I will derive my argument and the article in that line of the law. However, emotions in most cases also erode the legislators and erode their policies and lawmaking process. It also engulfs the executive, as seen when the President of Uganda, HE Yoweri Kaguta, ordered the installation of cameras on all city roads outlets after the assassination of the Deputy AIGP of Police Andrew Felix Kaweesi.
This was an action of grief and emotions. Cameras only aid in seeing who committed crimes but not to prevent them.
A question will be: did cameras stop or facilitate the reduction of crimes? The Daily Monitor on 15 March 2022 made it clear that 900 cameras in Kampala Metropolitan, which combines the capital and neighboring Wakiso and Mukono, do not work.
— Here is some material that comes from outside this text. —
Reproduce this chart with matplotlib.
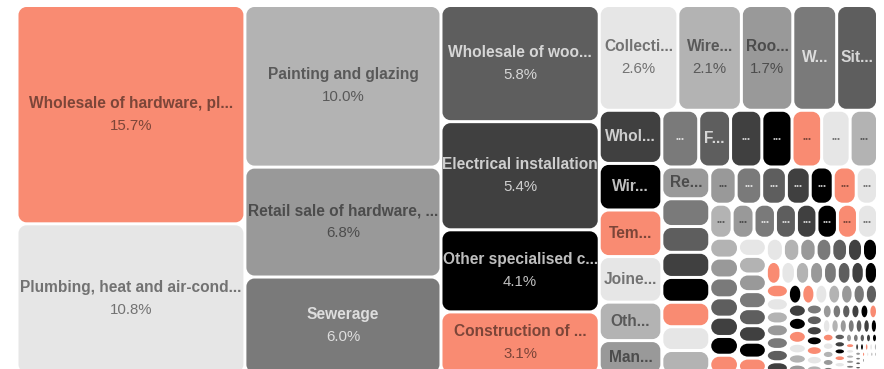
import matplotlib
matplotlib.use("Agg")
import matplotlib.pyplot as plt
from matplotlib.path import Path
from matplotlib.patches import PathPatch
from matplotlib.colors import to_rgb

# === 1. Data: share of the total, in % (sorted by size) ===
main_labels = ["Wholesale of hardware, pl...", "Plumbing, heat and air-cond...",
               "Painting and glazing", "Retail sale of hardware, ...", "Sewerage",
               "Wholesale of woo...", "Electrical installation", "Other specialised c...",
               "Construction of ...", "Collecti...", "Wire...", "Roo...", "W...", "Sit...",
               "Whol...", "Wir...", "Tem...", "Joine...", "Oth...", "Man..."]
main_values = [15.7, 10.8, 10.0, 6.8, 6.0, 5.8, 5.4, 4.1, 3.1, 2.6, 2.1, 1.7, 1.45, 1.35,
               1.05, 0.92, 0.92, 0.90, 0.76, 0.66]

# mid-sized categories, only a truncated label (or nothing) fits
mid_labels = ["...", "F...", "...", "...", "...", "...", "...",
              "Re...", "", "", "", "", "", "", "",
              "...", "...", "...", "...", "...", "...", "...",
              "...", "...", "...", "...", "...", "...", "...", "..."]
mid_values = [0.66, 0.57, 0.56, 0.54, 0.53, 0.51, 0.49,
              0.48, 0.42, 0.39, 0.38, 0.375, 0.37, 0.36, 0.355,
              0.31, 0.30, 0.29, 0.28, 0.27, 0.27, 0.25,
              0.24, 0.235, 0.23, 0.225, 0.22, 0.22, 0.215, 0.215]

# long tail of small categories (no label)
tail_values = [0.18, 0.18, 0.18, 0.175, 0.175, 0.17, 0.17,
               0.16, 0.155, 0.155, 0.15, 0.15, 0.145, 0.14, 0.14,
               0.125, 0.12, 0.12, 0.115, 0.115, 0.11, 0.11, 0.105,
               0.104, 0.102, 0.10, 0.099, 0.098, 0.096, 0.095, 0.094, 0.092, 0.09,
               0.089, 0.088, 0.086, 0.085, 0.084, 0.082, 0.081, 0.08, 0.078, 0.077,
               0.076, 0.075, 0.074, 0.073,
               0.06, 0.058, 0.056, 0.055, 0.054, 0.052, 0.05, 0.049, 0.048, 0.046, 0.045, 0.044,
               0.043, 0.042, 0.041, 0.04, 0.039, 0.038, 0.037, 0.036, 0.035, 0.034, 0.033,
               0.032, 0.031, 0.03, 0.029,
               0.028, 0.027, 0.026, 0.025, 0.024, 0.023, 0.022, 0.021, 0.02, 0.019, 0.018,
               0.018, 0.017, 0.016, 0.015,
               0.015, 0.014, 0.014, 0.013, 0.013, 0.012, 0.012, 0.011, 0.011, 0.010, 0.010,
               0.009, 0.009, 0.008, 0.008, 0.008, 0.007, 0.007, 0.006, 0.006,
               0.006, 0.005, 0.005, 0.005, 0.004, 0.004, 0.004, 0.004, 0.003, 0.003, 0.003,
               0.003, 0.003, 0.002, 0.002, 0.002, 0.002, 0.002, 0.002, 0.001]

palette = ["#F98B72", "#E6E6E6", "#B3B3B3", "#999999", "#7A7A7A", "#5E5E5E", "#404040", "#000000"]

values = main_values + mid_values + tail_values
labels = main_labels + mid_labels + [""] * len(tail_values)
total = sum(values)


# === 2. Squarified treemap layout (golden ratio) ===
def squarify(vals, x0, y0, x1, y1, ratio=(1 + 5 ** 0.5) / 2):
    rects = []
    n = len(vals)
    i0 = 0
    value = sum(vals)
    while i0 < n:
        dx, dy = x1 - x0, y1 - y0
        i1 = i0
        sum_v = vals[i1]
        i1 += 1
        min_v = max_v = sum_v
        alpha = max(dy / dx, dx / dy) / (value * ratio)
        beta = sum_v * sum_v * alpha
        min_ratio = max(max_v / beta, beta / min_v)
        while i1 < n:
            v = vals[i1]
            s = sum_v + v
            mn, mx = min(min_v, v), max(max_v, v)
            beta = s * s * alpha
            new_ratio = max(mx / beta, beta / mn)
            if new_ratio > min_ratio:
                break
            sum_v, min_v, max_v, min_ratio = s, mn, mx, new_ratio
            i1 += 1
        row = vals[i0:i1]
        if dx < dy:
            h = dy * sum_v / value if i1 < n else dy
            xx = x0
            for v in row:
                w = dx * v / sum_v
                rects.append((xx, y0, w, h))
                xx += w
            y0 += h
        else:
            w = dx * sum_v / value if i1 < n else dx
            yy = y0
            for v in row:
                h = dy * v / sum_v
                rects.append((x0, yy, w, h))
                yy += h
            x0 += w
        value -= sum_v
        i0 = i1
    return rects


def rounded_rect(x, y, w, h, r=8.0):
    rx, ry = min(r, w / 2), min(r, h / 2)
    k = 0.5523
    verts = [(x + rx, y), (x + w - rx, y),
             (x + w - rx + k * rx, y), (x + w, y + ry - k * ry), (x + w, y + ry),
             (x + w, y + h - ry),
             (x + w, y + h - ry + k * ry), (x + w - rx + k * rx, y + h), (x + w - rx, y + h),
             (x + rx, y + h),
             (x + rx - k * rx, y + h), (x, y + h - ry + k * ry), (x, y + h - ry),
             (x, y + ry),
             (x, y + ry - k * ry), (x + rx - k * rx, y), (x + rx, y),
             (x + rx, y)]
    codes = ([Path.MOVETO, Path.LINETO] + [Path.CURVE4] * 3 + [Path.LINETO] + [Path.CURVE4] * 3
             + [Path.LINETO] + [Path.CURVE4] * 3 + [Path.LINETO] + [Path.CURVE4] * 3 + [Path.CLOSEPOLY])
    return Path(verts, codes)


# === 3. Draw ===
plt.rcParams['font.family'] = ['Liberation Sans', 'DejaVu Sans']
fig = plt.figure(figsize=(8.84, 3.69), dpi=100)
ax = fig.add_axes([0, 0, 1, 1])
ax.set_xlim(0, 884)
ax.set_ylim(369, 0)
ax.axis("off")

# plot area runs a little past the bottom edge of the picture
rects = squarify(values, 17.0, 5.5, 877.5, 374.0)
pad = 1.5
fs_name = 11.2
fs_pct = 10.8
for i, (x, y, w, h) in enumerate(rects):
    tw, th = w - 2 * pad, h - 2 * pad
    if tw <= 0.2 or th <= 0.2:
        continue
    color = palette[i % len(palette)]
    ax.add_patch(PathPatch(rounded_rect(x + pad, y + pad, tw, th), facecolor=color,
                           edgecolor="none", lw=0))
    lab = labels[i]
    if not lab or th < 25:
        continue
    r, g, b = to_rgb(color)
    lum = 0.2126 * r + 0.7152 * g + 0.0722 * b
    tc = (0, 0, 0, 0.5) if lum > 0.5 else (1, 1, 1, 0.75)
    cx, cy = x + w / 2, y + h / 2
    if lab == "...":
        ax.text(cx, cy + 1, "•••", ha="center", va="center", fontsize=6, color=tc)
    elif tw >= 45 and th >= 54:
        ax.text(cx, cy - 11.5, lab, ha="center", va="center", fontsize=fs_name,
                fontweight="bold", color=tc)
        ax.text(cx, cy + 11, f"{values[i] / total * 100:.1f}%", ha="center",
                va="center", fontsize=fs_pct, color=tc)
    else:
        ax.text(cx, cy, lab, ha="center", va="center", fontsize=fs_name,
                fontweight="bold", color=tc)

fig.savefig("out.png", dpi=100)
Did emotions work?I am aware that law has traditionally been regarded as the preserve of only reason, not passion; however, we ought to accept that emotions are at play in our criminal justice system in Uganda.
Many jurisprudents have argued that the criminal justice system is a public space of emotions.
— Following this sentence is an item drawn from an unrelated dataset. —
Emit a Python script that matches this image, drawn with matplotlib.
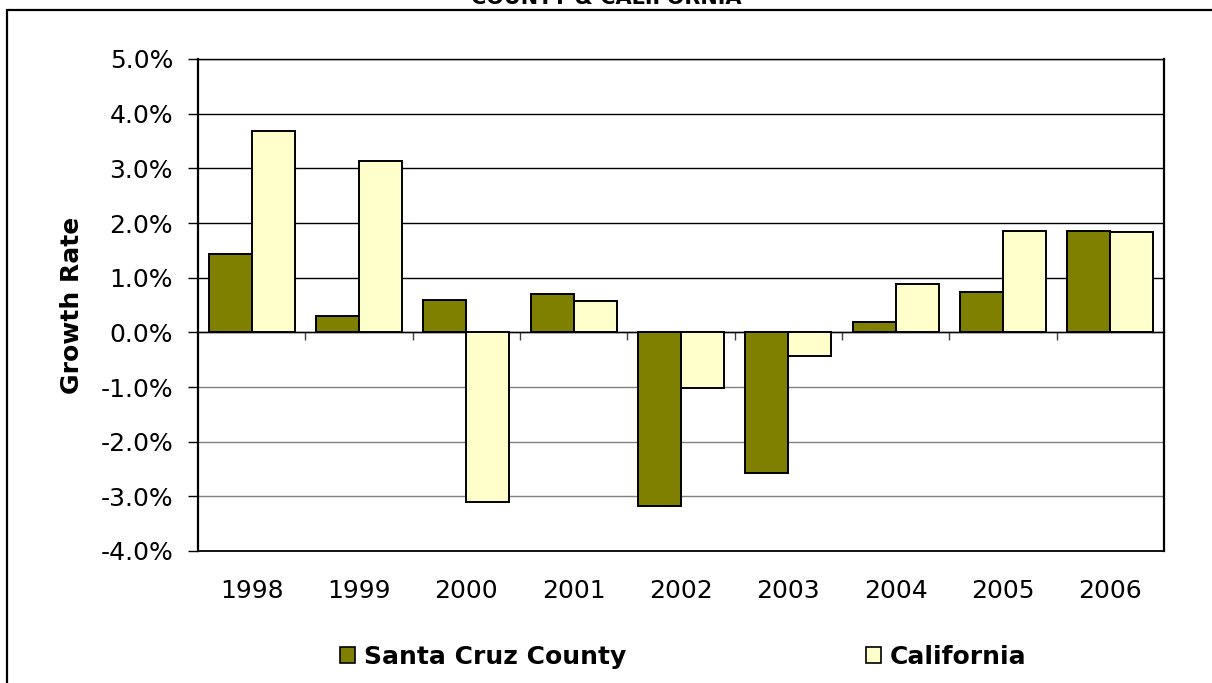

Looking at the different sentences given by judicial officers who hide behind a number of reasons to qualify their judgments, but in the end, the truth is that these are only emotions. In the case of Uganda v. Mathew Kanyamunyu, the introduction of aspects of customary reconciliation and being mentioned to the court can be perceived as a factor of bringing emotions to court.
Several complainants in a number of cases have decided to bring a line of children, all in the name of building an emotional case. Be that as it may, various scholars believe that judges make judgments based on emotions in court and what always transpires. This proves why litigants carry children to court, pregnant mothers, and even others burst into tears just to win the sympathy of the judges.
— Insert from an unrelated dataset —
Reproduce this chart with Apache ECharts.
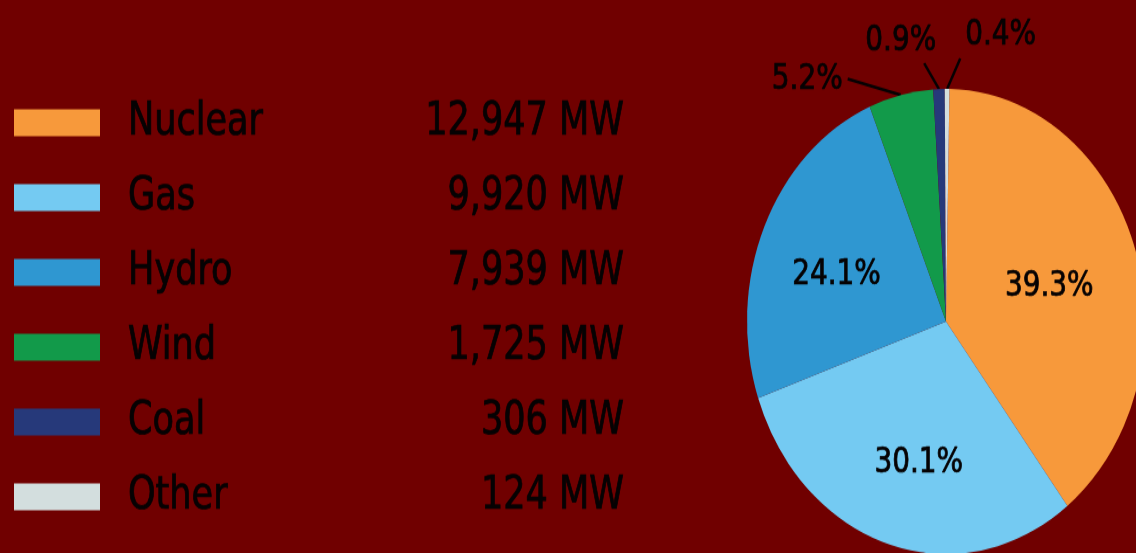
<!DOCTYPE html>
<html>
<head>
<meta charset="utf-8">
<script src="https://cdn.jsdelivr.net/npm/echarts@6/dist/echarts.min.js"></script>
<style>
  html { overflow: hidden; background: #700000; }
  body { margin: 0; padding: 0; width: 1136px; height: 553px; }
  /* the source picture is stretched vertically, so the whole chart is too */
  #chart { width: 1136px; height: 473px; transform: scaleY(1.169); transform-origin: 0 0; }
</style>
</head>
<body>
<div id="chart"></div>
<script>
const sources = ['Nuclear', 'Gas', 'Hydro', 'Wind', 'Coal', 'Other']
const capacityMW = [12947, 9920, 7939, 1725, 306, 124]
const colors = ['#f7993b', '#74caf2', '#2f97d1', '#129a4a', '#26397a', '#d3dede']

const font = "'Liberation Sans Narrow', 'DejaVu Sans Condensed', sans-serif"
const ink = '#050203'

// big slices get the label inside, small ones outside with a leader line
const labelOpts = {
  Nuclear: { label: { position: 'inside' } },
  Gas: { label: { position: 'inside' } },
  Hydro: { label: { position: 'inside' } },
  Wind: { labelLine: { length: 14, length2: 50 } },
  Coal: { labelLine: { length: 22, length2: 14 } },
  Other: { labelLine: { length: 26, length2: 13 } }
}
// small nudges of the label text (px)
const labelShift = {
  Nuclear: [6, 2],
  Gas: [2, 23],
  Hydro: [-16, 2],
  Coal: [17, -19],
  Other: [0, -20]
}

const chart = echarts.init(document.getElementById('chart'))

const pieData = sources.map((name, i) => {
  return Object.assign({ name: name, value: capacityMW[i], itemStyle: { color: colors[i] } }, labelOpts[name])
})

const textBase = { fontFamily: font, color: ink, textBorderColor: ink, textBorderWidth: 0.7 }

chart.setOption({
  backgroundColor: '#700000',
  animation: false,
  legend: {
    orient: 'vertical',
    left: 9,
    top: 77,
    itemWidth: 86,
    itemHeight: 23,
    itemGap: 18,
    selectedMode: false,
    icon: 'rect',
    data: sources,
    formatter: name => {
      const i = sources.indexOf(name)
      return '{n|' + name + '}{v|' + capacityMW[i].toLocaleString('en-US') + ' MW}'
    },
    textStyle: {
      lineHeight: 46,
      rich: {
        n: Object.assign({ width: 175, padding: [0, 0, 0, 23], fontSize: 39, lineHeight: 46 }, textBase),
        v: Object.assign({ width: 321, align: 'right', fontSize: 39, lineHeight: 46 }, textBase)
      }
    }
  },
  series: [
    {
      type: 'pie',
      center: [946, 275],
      radius: 199,
      startAngle: 89,
      clockwise: true,
      percentPrecision: 1,
      avoidLabelOverlap: false,
      legendHoverLink: false,
      label: Object.assign({ formatter: '{d}%', fontSize: 31 }, textBase),
      labelLine: {
        lineStyle: { color: ink, width: 2.5 }
      },
      labelLayout: params => {
        const name = sources[params.dataIndex]
        const shift = labelShift[name] || [0, 0]
        let res = { dx: shift[0], dy: shift[1] }
        // straight leader lines, no elbow
        const p = params.labelLinePoints
        if (p && p.length === 3) {
          res.labelLinePoints = [p[0], p[2], p[2]]
        }
        return res
      },
      itemStyle: { borderWidth: 0 },
      data: pieData
    }
  ]
})
</script>
</body>
</html>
We cannot, however, do away with the fact that those problems that consequently emerge in the criminal justice systemmany of them are due to the return of emotion in issues that the actors in the criminal sector ought to base on the law and facts, the whole idea of de facto and de jure.
Exceptions aside, emotional processes have failed to occupy a central position in criminological thought, in spite of the fact that they are intrinsically related to issues of crime and criminal justice. As Suzanne Karstedt forcefully argues, emotions pervade penal law and the criminal justice system.
The whole concept of emotions is wide. Arguments have been drawn that in most circumstances, people hide emotions, and some cannot be read during trial. According to Susanne Karstedt in the journal article Emotions and Criminal Justice by U.S. Department of Justice, Office of Justice Programs, Theoretical Criminology Volume: 6 Issue: 3 Dated: August 2002 Pages 299-317, it was put forward that the quest for authentic emotions and the fact that they are invisible contradict each other, and people will hide many if not most of them. Contemporary emotion theory does not conceptualize emotions as unitary, elementary entities but as multi-componential phenomena.
This perspective is based on the notion that human beings have a universal emotional potential, but that this is realized in actual emotional practices and in concrete social and cultural settings. The recent discourse about law and emotions has been dominated by three emotionsdisgust, anger, and shame.
There is a strong consensus that emotions could and should be used in the legal sphere and in lawmaking more than in the past. Anger is the emotion most clearly linked to concerns and values about justice and fair treatment. Shame, remorse, and guilt are emotions most closely linked to the criminal justice system and the community it represents.
Legal institutions are not based on a small number of basic emotions but on different and contradictory ones.The question of the day that will arise is: How best are we going to deal with the emotions, attachments, and tensions that arise from the emotionalization of criminal justice in Uganda? Do we need to create emotionally intelligent justice systems?
Because emotions also call for public outcry where the public exerts pressure on justice systems, the police, and the judiciary.
We have seen cases such as the convict in the murder of the late Nagirinya and the recent murder of the late Ndiga clan head, whose suspect openly said he murdered the deceased with no remorse; this means such sentiments and statements bias the bench and call for applying emotions during adjudicating such matters. Does this mean the judges won’t look at the evidence available to convict the accused based on the confessions made according to the right procedures of the law? And if so, can there be conspiracy or other aides the victim is trying to hide if available evidence is not looked at with a lot of gingerly?
In conclusion, emotions by no means influence trial right from the first hearing to sentencing. Judges will take keen note of the accused person right from the time he or she takes plea up to the sentencing time when he or she makes his last statements. I submit that emotions should be avoided in the criminal justice system by all means, as they bring in passions and take away rational decision-making, a core aspect of reason in the law, where sentencing is based on facts and the law only.